ENTRIES:
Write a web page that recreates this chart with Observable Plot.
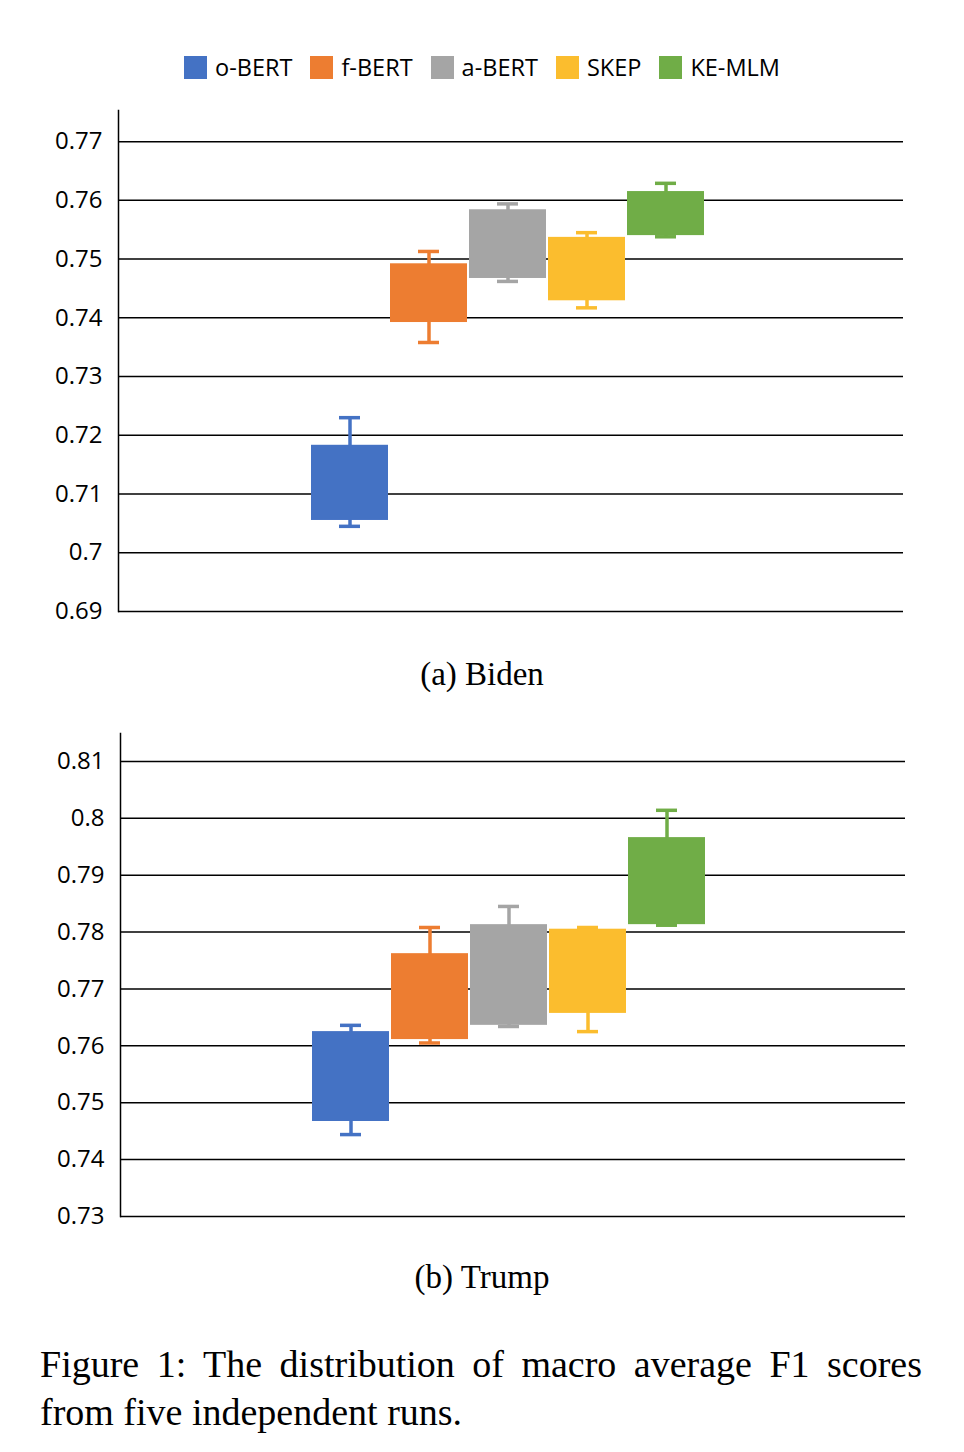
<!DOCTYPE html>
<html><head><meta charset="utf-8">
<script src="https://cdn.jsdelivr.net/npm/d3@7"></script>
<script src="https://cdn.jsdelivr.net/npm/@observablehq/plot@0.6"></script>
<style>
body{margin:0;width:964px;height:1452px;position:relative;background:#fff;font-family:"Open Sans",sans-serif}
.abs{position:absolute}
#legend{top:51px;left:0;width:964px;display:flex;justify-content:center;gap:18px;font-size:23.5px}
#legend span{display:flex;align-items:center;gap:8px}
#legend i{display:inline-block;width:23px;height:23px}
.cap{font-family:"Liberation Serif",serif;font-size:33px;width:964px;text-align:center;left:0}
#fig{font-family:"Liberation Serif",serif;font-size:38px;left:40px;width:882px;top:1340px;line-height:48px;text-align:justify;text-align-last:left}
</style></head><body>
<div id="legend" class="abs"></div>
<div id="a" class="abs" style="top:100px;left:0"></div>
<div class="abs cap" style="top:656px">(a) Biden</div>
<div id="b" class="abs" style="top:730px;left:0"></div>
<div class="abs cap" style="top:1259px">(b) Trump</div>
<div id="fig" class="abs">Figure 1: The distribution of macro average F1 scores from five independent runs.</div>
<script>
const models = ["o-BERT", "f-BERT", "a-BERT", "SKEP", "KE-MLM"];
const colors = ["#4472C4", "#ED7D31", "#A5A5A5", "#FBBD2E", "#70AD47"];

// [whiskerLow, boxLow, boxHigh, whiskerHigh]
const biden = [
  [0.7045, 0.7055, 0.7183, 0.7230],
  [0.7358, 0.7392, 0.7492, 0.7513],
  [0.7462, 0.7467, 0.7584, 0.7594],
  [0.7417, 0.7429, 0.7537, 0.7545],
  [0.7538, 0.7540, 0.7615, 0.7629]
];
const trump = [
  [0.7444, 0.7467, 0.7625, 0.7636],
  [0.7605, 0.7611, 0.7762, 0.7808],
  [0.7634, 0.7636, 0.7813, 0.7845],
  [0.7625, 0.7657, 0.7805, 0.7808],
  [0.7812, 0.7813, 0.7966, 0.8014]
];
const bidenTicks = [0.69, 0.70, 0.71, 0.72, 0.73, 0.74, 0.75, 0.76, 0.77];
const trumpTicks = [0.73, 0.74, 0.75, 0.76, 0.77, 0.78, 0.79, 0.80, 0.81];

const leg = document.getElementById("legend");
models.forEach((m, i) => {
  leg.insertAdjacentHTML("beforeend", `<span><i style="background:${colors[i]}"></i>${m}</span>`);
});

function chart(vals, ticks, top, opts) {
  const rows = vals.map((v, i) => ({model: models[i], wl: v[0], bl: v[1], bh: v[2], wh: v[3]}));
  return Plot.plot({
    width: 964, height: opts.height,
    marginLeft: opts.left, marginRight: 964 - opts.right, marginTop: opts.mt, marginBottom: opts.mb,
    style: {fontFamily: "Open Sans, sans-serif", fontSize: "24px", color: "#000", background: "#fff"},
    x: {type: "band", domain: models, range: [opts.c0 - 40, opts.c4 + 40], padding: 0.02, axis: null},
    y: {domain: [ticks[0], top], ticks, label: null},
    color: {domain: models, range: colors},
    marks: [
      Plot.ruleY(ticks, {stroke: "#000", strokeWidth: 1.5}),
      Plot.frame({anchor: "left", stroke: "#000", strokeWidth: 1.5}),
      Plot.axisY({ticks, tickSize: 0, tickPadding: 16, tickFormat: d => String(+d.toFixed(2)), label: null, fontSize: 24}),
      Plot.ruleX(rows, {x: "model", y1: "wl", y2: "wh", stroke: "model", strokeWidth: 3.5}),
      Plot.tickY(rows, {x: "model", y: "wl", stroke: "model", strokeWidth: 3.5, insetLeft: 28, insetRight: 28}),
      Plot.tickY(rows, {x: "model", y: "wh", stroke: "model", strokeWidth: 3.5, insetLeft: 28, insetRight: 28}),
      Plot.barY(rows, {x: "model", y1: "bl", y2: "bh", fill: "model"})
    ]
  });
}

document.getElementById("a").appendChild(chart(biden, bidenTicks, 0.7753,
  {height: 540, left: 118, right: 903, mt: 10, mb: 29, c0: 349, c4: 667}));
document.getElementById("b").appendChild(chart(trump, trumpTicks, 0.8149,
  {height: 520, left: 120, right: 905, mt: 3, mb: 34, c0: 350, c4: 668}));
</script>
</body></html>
* * *
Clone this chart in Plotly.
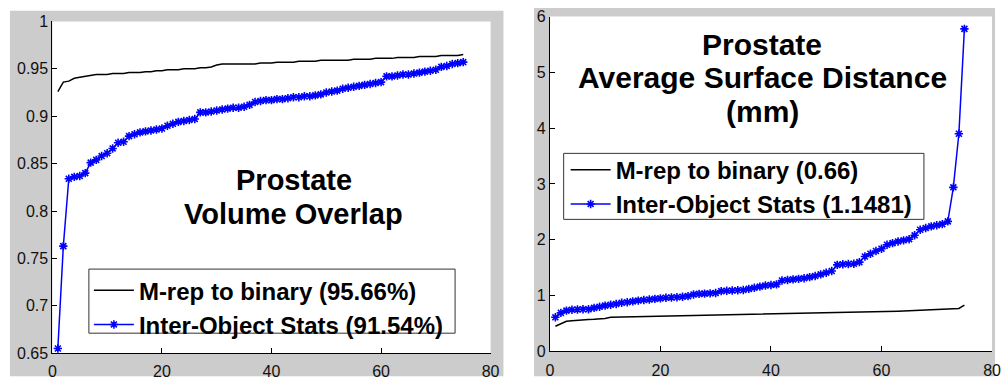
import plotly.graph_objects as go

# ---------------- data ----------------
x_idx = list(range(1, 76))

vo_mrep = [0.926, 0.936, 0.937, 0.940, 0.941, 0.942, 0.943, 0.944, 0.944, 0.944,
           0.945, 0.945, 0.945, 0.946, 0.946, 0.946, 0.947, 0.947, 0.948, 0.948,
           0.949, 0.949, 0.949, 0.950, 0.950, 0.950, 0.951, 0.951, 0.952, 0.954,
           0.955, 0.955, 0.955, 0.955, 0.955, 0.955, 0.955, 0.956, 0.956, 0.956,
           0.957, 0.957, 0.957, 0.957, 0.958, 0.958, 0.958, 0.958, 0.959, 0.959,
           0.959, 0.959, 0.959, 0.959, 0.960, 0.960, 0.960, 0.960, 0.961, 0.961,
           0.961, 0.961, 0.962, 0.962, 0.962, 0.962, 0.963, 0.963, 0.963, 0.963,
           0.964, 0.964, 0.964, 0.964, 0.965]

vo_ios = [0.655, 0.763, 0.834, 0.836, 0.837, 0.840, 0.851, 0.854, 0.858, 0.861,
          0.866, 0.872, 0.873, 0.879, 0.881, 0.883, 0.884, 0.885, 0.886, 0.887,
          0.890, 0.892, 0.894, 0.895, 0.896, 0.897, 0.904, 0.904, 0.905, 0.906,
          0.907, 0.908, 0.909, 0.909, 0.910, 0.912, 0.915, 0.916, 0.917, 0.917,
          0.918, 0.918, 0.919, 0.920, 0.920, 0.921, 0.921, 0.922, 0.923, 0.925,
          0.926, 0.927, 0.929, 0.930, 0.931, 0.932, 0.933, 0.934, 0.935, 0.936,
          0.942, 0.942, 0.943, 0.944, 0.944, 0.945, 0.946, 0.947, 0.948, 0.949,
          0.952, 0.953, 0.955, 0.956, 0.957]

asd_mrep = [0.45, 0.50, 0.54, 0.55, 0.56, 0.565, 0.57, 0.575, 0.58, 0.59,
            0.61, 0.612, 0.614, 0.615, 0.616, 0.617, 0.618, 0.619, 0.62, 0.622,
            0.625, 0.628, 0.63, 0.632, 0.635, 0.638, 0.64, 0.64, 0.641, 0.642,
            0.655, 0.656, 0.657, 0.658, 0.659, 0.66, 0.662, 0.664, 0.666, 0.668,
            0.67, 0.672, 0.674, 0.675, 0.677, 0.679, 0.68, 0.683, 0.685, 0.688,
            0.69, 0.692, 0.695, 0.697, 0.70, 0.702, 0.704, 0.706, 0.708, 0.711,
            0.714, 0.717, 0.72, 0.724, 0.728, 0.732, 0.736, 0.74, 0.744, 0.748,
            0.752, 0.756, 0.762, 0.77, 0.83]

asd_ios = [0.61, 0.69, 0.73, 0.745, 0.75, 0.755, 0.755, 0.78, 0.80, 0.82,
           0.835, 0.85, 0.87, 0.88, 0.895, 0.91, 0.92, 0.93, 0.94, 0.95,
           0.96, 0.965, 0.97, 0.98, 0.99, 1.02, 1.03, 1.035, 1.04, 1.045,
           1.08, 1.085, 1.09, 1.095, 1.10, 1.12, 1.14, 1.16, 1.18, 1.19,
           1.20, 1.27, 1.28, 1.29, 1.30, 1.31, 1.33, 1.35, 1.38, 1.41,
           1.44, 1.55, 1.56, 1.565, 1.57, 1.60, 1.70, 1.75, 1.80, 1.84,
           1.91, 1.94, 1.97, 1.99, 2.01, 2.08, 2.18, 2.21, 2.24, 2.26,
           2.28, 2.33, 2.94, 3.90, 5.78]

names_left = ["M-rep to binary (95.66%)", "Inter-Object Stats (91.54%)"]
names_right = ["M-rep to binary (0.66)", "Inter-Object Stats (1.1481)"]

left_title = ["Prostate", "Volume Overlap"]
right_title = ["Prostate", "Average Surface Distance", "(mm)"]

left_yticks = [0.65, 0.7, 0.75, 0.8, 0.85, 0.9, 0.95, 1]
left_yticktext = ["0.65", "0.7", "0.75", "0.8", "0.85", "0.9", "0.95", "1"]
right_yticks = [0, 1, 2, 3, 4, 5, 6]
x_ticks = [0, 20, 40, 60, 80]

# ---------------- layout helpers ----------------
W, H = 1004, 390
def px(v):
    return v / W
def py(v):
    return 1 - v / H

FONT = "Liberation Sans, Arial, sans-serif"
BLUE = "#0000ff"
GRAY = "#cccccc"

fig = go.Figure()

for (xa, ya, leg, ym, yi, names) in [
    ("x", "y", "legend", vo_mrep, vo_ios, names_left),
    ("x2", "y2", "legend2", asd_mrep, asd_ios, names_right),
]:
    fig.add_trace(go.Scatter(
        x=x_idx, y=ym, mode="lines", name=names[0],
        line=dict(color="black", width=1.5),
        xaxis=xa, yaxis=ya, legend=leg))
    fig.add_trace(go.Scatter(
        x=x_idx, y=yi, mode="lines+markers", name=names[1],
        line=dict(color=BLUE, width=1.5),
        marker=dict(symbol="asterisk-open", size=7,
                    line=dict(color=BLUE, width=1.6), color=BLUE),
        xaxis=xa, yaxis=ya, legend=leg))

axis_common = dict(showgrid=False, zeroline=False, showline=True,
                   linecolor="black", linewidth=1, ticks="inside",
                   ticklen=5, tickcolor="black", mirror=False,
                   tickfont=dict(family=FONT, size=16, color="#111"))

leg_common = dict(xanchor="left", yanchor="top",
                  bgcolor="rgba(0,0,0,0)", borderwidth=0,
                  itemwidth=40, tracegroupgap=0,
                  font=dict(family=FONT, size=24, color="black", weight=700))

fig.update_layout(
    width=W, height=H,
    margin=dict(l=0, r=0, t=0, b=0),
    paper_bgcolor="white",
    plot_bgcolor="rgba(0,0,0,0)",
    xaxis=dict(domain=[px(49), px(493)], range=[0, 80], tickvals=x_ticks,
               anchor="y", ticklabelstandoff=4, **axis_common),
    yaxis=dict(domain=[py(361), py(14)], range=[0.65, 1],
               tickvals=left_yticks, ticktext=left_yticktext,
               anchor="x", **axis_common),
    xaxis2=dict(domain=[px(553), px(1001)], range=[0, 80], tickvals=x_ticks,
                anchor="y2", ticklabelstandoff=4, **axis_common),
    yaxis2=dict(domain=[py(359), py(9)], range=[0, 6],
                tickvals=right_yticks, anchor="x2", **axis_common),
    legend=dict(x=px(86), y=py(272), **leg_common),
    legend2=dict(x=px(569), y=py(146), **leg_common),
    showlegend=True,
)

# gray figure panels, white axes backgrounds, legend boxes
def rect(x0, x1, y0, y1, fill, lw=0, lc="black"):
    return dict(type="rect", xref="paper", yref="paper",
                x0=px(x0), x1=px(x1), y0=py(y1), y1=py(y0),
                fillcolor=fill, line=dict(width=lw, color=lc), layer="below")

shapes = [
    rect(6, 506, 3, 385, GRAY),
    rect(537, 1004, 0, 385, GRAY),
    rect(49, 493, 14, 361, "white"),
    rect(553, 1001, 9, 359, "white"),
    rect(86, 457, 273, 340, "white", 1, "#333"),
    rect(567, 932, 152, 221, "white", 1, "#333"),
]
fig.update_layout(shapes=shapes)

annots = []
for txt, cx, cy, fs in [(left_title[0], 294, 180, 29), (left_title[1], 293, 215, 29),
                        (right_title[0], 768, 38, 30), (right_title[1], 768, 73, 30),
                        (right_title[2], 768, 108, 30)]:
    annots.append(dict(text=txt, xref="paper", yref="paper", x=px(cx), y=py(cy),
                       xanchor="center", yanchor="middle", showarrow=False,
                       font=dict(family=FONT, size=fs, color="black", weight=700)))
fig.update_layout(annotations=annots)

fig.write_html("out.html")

WHAT IS BEING ASKED: Give the number of lines in the records above that contain the word "chart". Reply with that number alone.

SOLUTION TO THE PROBLEM: 5